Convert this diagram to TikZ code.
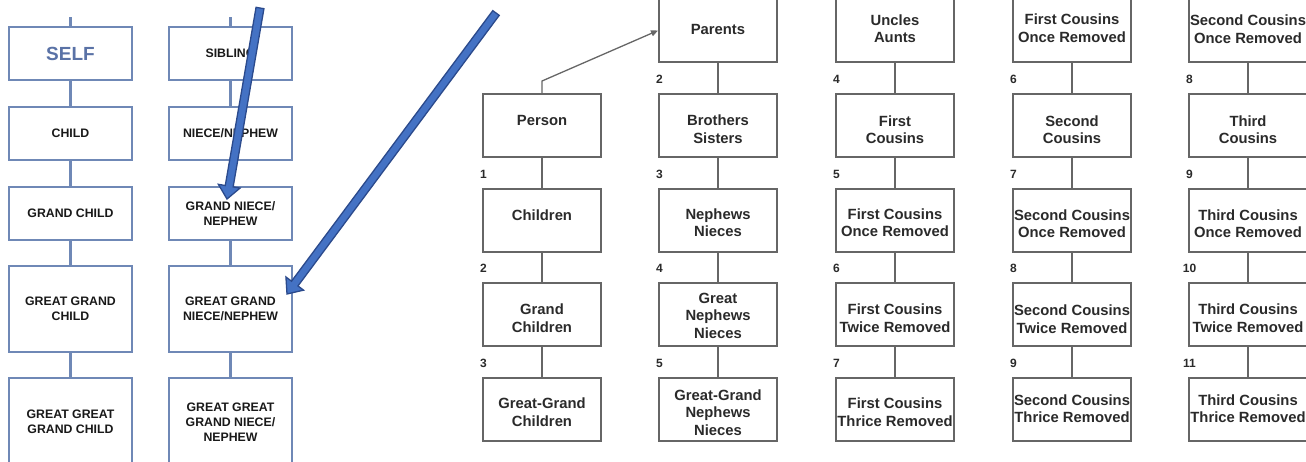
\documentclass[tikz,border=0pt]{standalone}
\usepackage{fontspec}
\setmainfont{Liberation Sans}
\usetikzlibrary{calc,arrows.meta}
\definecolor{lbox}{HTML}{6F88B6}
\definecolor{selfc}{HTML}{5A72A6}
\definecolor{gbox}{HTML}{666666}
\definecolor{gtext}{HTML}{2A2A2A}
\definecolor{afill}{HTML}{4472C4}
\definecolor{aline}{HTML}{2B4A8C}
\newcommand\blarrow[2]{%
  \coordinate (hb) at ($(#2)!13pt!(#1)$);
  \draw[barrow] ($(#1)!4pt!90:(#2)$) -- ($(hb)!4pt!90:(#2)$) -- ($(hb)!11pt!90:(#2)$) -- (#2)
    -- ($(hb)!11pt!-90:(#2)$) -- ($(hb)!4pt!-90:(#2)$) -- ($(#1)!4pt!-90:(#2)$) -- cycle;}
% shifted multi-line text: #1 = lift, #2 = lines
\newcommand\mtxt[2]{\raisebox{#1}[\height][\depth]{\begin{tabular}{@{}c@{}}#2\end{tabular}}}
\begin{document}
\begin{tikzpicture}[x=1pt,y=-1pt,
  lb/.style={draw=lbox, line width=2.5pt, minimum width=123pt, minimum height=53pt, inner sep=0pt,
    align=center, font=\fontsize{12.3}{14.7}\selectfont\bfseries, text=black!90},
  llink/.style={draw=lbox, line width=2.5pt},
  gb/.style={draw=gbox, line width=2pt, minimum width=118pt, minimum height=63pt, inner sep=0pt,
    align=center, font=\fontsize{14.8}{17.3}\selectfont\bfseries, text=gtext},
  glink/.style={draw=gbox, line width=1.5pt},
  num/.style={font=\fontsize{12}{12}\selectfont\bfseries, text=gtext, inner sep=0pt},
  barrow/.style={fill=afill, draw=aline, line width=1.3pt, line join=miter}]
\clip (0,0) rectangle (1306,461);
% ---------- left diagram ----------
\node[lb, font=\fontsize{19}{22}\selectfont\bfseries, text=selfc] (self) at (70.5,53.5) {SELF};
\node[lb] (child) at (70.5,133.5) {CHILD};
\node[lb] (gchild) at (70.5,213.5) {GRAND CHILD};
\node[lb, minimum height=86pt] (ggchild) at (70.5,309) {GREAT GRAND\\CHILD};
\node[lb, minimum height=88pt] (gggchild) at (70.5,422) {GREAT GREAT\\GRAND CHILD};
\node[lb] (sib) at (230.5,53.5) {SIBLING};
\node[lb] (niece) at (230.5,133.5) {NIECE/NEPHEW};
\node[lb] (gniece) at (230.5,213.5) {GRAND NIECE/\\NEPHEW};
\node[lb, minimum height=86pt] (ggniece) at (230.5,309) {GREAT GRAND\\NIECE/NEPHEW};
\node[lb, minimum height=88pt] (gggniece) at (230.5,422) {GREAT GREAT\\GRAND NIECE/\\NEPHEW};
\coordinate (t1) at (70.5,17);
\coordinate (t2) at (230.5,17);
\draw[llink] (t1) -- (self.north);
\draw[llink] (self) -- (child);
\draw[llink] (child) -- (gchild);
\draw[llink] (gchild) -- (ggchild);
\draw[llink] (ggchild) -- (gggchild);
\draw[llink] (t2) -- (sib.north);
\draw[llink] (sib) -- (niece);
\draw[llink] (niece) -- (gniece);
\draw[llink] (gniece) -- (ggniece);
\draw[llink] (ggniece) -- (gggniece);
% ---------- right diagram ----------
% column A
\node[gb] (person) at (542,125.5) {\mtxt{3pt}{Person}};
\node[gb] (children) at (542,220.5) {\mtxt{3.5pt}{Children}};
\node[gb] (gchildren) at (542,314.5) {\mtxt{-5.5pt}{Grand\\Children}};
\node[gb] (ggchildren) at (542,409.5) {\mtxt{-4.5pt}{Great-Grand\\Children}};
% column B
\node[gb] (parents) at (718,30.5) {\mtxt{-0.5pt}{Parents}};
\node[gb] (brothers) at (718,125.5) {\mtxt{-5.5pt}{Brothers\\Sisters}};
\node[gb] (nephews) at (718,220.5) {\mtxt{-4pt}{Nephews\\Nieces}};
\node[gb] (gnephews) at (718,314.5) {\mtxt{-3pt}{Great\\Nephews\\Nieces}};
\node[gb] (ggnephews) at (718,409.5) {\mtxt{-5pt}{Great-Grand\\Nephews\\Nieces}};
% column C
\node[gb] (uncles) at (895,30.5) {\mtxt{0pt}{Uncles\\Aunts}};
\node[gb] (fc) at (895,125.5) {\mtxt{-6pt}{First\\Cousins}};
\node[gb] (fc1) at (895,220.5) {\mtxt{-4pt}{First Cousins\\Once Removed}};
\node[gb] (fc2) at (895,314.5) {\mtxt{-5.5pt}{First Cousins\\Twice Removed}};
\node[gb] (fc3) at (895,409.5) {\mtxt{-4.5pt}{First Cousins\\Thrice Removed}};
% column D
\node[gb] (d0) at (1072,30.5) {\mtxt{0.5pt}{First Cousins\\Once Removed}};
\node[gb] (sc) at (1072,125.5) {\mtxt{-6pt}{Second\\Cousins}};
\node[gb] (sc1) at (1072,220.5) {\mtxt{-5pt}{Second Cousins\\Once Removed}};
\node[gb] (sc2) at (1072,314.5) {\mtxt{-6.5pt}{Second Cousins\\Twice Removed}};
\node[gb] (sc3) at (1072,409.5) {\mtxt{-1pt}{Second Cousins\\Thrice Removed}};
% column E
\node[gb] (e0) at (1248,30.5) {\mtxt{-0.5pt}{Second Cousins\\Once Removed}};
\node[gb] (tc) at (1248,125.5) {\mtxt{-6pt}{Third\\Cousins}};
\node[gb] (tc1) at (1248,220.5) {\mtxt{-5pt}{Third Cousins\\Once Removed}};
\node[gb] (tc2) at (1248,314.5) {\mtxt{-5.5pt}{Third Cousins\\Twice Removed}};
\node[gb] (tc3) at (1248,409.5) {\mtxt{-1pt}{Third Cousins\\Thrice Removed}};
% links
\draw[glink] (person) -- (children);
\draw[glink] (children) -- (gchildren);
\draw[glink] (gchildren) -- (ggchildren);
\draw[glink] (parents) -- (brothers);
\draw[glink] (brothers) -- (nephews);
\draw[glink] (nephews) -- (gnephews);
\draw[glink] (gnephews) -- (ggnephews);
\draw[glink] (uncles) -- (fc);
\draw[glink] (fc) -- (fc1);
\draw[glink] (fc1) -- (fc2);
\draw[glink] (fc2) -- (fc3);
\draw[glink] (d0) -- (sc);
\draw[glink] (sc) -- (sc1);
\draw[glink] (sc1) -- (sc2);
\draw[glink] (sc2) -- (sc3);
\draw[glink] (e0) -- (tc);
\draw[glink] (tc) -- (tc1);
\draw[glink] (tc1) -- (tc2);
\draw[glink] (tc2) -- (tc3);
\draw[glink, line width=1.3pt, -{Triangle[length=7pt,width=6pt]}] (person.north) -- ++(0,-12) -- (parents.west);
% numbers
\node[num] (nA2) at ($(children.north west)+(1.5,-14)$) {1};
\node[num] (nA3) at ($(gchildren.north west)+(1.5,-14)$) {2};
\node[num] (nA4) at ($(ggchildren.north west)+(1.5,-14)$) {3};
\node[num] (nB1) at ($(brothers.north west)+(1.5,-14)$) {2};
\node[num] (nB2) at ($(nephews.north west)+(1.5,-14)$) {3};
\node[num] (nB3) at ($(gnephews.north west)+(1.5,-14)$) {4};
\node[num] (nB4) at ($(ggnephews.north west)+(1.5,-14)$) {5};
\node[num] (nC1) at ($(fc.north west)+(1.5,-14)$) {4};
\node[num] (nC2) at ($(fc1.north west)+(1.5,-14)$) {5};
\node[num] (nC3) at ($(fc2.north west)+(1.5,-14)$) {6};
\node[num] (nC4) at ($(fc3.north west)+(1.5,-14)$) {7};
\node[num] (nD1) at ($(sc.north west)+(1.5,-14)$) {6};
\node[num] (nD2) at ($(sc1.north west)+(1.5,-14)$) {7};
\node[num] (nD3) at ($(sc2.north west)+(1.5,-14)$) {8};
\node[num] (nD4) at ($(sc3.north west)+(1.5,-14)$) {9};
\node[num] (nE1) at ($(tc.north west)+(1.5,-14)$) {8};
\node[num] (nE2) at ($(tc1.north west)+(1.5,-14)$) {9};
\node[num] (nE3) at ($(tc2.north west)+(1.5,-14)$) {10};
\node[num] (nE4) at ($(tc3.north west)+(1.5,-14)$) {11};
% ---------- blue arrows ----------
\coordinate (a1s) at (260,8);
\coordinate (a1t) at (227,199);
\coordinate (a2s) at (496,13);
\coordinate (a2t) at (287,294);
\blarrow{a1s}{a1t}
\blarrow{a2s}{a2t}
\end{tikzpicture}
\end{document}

──────────

Task >> In the listing, find every line with the word "diagram" and state how many there are, nothing more.

The result >> 3